Hakola is a lesser-known member of his great Finnish generat
Christopher Culver | 12/04/2007
(4 out of 5 stars)

"Kimmo Hakola (born 1958), is a member of that generation of Finnish composers and musicians who have taken the contemporary music by storm, figures like Magnus Lindberg, Kaija Saariaho, and Esa-Pekka Salonen. Nonetheless, he remains lesser-known due to his late start--he found his footing with the String Quartet No. 1 of 1986--and his comparatively small body of works. Nonetheless, as this 2005 Ondine disc reveals, he is a composer well-worth getting acquainted with. Hakola writes in the vein of "kinder, gentler modernism", but without falling into the trap of genericism. Sakari Oramo leads the Finnish Radio Symphony Orchestra.

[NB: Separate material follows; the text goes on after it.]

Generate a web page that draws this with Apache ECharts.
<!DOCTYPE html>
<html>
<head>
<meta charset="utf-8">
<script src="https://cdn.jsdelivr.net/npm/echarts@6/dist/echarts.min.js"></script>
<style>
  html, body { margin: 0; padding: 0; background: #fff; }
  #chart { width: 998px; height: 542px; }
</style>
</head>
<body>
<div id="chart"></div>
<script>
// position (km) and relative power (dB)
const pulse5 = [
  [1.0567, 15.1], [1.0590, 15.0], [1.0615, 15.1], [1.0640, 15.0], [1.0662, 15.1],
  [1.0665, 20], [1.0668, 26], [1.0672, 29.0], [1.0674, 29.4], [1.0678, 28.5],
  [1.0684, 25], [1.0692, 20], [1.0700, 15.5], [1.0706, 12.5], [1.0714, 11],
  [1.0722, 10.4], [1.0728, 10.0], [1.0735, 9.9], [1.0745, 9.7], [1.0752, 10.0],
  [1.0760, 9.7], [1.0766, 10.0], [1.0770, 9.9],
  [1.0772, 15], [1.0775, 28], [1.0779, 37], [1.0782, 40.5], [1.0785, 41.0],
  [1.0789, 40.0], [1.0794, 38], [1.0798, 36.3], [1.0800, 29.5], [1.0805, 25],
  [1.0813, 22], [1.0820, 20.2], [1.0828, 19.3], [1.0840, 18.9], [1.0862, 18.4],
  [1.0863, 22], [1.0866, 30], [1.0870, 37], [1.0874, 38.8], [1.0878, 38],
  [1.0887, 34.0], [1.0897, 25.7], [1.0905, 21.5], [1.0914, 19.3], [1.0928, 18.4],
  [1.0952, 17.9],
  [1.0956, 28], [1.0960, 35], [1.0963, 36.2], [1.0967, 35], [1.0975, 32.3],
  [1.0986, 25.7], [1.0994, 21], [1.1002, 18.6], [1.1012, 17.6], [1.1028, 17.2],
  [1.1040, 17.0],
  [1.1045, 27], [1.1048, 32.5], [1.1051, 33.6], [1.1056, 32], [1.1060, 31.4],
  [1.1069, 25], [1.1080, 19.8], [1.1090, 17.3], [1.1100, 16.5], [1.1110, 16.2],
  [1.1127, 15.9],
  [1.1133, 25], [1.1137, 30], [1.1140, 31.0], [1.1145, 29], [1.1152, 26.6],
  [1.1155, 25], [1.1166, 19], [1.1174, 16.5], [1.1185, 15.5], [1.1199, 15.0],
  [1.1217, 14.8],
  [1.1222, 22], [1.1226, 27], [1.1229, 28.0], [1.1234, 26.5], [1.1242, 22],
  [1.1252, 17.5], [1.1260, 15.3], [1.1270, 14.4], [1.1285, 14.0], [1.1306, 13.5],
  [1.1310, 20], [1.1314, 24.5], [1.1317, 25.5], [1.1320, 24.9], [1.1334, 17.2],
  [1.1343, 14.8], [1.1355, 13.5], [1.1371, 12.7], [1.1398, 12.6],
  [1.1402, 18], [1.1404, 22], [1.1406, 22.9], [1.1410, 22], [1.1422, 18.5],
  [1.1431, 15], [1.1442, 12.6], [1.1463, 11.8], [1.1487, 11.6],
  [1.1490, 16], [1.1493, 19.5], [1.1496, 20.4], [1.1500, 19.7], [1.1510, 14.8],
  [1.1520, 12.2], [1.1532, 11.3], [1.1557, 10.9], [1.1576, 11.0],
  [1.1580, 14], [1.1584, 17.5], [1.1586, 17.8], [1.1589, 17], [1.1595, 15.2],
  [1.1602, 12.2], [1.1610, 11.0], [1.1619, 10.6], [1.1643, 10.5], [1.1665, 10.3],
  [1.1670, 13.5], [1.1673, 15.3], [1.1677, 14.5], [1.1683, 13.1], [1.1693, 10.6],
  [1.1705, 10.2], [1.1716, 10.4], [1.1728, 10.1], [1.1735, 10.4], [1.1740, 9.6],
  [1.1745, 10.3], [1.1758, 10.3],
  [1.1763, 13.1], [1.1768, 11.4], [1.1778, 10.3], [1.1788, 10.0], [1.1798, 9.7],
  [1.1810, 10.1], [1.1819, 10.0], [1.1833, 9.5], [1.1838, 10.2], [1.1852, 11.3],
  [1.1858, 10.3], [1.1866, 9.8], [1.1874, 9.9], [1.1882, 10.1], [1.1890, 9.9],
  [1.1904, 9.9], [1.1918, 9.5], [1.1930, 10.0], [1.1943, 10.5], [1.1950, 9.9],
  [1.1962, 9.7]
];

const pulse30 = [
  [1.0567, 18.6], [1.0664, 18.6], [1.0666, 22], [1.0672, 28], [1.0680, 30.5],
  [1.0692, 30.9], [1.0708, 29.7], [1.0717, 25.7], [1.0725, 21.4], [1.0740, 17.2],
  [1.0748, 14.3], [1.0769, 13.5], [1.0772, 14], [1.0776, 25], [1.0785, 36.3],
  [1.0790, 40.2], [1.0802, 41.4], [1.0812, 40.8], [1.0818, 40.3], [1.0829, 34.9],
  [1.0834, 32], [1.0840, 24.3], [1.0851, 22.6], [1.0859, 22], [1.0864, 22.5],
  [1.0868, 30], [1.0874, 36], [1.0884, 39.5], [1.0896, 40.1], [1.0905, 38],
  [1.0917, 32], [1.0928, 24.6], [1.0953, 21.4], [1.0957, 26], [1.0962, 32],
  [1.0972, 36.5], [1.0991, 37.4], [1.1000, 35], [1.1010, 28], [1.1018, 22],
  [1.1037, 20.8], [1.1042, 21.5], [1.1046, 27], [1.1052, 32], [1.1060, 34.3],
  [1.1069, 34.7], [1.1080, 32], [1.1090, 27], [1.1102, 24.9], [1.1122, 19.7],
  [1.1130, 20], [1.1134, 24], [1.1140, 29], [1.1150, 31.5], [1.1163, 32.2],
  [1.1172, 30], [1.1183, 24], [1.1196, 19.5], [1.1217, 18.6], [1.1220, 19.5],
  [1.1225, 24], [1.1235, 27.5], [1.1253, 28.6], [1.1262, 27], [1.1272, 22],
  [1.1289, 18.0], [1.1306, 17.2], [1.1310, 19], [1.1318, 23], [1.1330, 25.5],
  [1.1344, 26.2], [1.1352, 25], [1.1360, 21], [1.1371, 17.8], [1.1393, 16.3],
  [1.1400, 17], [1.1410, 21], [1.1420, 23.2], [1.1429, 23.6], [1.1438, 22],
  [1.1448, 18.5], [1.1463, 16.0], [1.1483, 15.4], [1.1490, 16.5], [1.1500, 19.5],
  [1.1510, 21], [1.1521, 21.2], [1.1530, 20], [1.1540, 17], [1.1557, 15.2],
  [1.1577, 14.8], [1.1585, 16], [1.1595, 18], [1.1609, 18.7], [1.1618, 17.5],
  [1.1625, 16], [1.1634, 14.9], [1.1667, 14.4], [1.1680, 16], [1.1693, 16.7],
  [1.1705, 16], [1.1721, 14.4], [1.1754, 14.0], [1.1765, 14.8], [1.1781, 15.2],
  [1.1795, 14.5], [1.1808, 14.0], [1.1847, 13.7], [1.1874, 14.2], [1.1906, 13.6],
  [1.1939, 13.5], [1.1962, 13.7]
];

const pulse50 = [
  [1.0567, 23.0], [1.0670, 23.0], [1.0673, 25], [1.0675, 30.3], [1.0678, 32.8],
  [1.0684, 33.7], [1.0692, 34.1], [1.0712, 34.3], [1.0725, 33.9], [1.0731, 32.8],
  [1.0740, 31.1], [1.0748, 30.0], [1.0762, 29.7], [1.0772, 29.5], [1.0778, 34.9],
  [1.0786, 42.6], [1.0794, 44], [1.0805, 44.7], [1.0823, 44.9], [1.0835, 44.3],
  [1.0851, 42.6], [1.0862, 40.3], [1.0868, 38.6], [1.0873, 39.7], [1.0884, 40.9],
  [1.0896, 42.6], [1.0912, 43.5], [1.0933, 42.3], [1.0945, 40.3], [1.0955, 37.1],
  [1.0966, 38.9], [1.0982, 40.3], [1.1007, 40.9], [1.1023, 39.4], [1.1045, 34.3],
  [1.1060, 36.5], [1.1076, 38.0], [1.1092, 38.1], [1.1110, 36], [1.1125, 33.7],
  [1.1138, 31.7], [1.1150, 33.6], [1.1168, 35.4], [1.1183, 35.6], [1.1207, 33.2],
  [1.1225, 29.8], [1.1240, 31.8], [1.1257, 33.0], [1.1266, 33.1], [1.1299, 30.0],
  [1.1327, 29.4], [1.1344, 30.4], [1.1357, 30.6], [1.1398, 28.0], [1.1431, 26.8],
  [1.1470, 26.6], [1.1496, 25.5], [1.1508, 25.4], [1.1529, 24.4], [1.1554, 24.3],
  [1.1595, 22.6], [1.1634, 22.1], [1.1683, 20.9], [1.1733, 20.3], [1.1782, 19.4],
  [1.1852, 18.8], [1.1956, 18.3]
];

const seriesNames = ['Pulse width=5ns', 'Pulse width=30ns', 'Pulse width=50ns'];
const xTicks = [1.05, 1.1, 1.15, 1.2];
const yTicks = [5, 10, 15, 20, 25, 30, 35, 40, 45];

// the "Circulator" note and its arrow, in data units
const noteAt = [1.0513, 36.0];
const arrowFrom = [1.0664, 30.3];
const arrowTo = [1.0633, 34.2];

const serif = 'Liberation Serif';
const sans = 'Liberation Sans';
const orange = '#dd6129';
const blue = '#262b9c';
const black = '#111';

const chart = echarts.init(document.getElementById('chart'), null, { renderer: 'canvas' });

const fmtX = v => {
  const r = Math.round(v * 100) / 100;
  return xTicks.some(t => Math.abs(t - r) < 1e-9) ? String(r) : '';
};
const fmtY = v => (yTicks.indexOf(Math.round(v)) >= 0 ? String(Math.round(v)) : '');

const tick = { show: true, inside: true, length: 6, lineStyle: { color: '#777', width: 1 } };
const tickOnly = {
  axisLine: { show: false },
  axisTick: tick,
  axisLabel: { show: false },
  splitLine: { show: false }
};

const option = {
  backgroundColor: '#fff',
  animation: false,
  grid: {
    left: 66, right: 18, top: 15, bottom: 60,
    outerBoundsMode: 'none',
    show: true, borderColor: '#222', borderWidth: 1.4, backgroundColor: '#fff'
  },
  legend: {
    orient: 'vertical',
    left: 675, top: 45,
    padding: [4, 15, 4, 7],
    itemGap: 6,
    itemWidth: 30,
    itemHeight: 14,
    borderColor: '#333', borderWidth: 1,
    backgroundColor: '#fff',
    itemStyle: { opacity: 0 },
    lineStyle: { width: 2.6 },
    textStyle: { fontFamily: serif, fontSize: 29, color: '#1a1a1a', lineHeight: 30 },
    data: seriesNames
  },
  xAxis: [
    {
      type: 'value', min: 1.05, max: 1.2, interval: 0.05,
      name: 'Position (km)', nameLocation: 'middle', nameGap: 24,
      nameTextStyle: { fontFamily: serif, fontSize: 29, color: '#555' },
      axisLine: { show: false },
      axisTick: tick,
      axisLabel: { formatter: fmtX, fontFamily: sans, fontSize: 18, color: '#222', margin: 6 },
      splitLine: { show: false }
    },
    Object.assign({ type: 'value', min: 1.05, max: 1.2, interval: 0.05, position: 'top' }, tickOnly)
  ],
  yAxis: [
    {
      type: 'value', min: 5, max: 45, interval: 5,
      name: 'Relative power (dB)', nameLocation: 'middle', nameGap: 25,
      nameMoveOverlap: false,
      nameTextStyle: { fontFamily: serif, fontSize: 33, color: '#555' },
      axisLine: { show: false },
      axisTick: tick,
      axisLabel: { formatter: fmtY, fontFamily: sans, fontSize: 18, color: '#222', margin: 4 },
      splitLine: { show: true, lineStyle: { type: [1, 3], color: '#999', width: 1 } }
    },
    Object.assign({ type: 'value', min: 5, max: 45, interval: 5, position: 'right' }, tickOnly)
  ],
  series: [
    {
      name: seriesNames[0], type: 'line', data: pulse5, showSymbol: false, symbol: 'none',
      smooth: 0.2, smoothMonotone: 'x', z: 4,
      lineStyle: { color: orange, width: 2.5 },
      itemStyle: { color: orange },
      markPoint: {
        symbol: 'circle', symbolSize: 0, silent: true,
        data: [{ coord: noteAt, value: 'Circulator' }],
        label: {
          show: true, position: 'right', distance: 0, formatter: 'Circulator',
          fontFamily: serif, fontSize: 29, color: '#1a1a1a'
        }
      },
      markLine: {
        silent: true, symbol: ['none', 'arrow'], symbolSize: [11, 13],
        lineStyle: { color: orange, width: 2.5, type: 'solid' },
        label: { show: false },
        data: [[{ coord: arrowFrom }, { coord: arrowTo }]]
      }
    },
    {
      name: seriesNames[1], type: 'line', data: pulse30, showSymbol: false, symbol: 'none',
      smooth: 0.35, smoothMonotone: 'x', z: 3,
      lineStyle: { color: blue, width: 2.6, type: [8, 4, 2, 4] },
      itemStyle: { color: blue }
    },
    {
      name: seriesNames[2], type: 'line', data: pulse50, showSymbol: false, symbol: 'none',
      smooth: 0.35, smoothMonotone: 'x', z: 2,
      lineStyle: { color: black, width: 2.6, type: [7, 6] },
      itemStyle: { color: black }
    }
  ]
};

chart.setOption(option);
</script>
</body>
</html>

The Concerto for Clarinet and Orchestra (2001) was written for Kari Kriikku, that clarinettist who has been the dedicatee of most major Finnish works for the instrument and who performs here. The first two movements give the clarinettist all the usual challenges of a modern-classical concerto pushing the boundaries of the instruments. The first movement is caffeinated music, where diverse movement in all parts of the orchestra is constantly interrupted by savage ostinatos. It resembles somewhat the best of Magnus Lindberg's music, and it is a pity that Lindberg himself went overly mellow with his own Clarinet Concerto two years later. The second movement is very slow and overtly melodic. Hakola says that it was inspired by the clarinet concerto of Mozart.



While the first two movements had Hakola working on the basis of the classical and modernist traditions, the latter two show him going considerably further afield. The third movement is a rousing Oriental dance in 7/8 time. The fourth movement turns the concerto even further into the exotic. Taped sounds of reveling wedding guests opens the movement, and then the orchestra launches into what sounds very much like the Wedding cocek in Goran Bregovic's score for the film UNDERGROUND. These celebratory orchestral moments alternate with wistful Klezmer moments for clarinet solo. Now, this might sound like World music crossover gimmickry, but it isn't at all. The combination of these different elements makes a convincing synthesis, and doesn't get tired and stale with repeated listening.



At forty minutes, the concerto takes up most of the disc, but Ondine has included two shorter pieces to fill it out. "Diamond Street" for clarinet solo (1999) is a 7-minute sketch for the concerto, a first exploration of the extended techniques of the instrument. The 13-minute "Verdoyances crépuscules" for orchestra (2003) lacks outright reference to other world musical directions, but nonetheless retains a clarity of line. Hakola shows himself a master orchestrator, and within this general ensemble work all the various members are given their moment in the spotlight."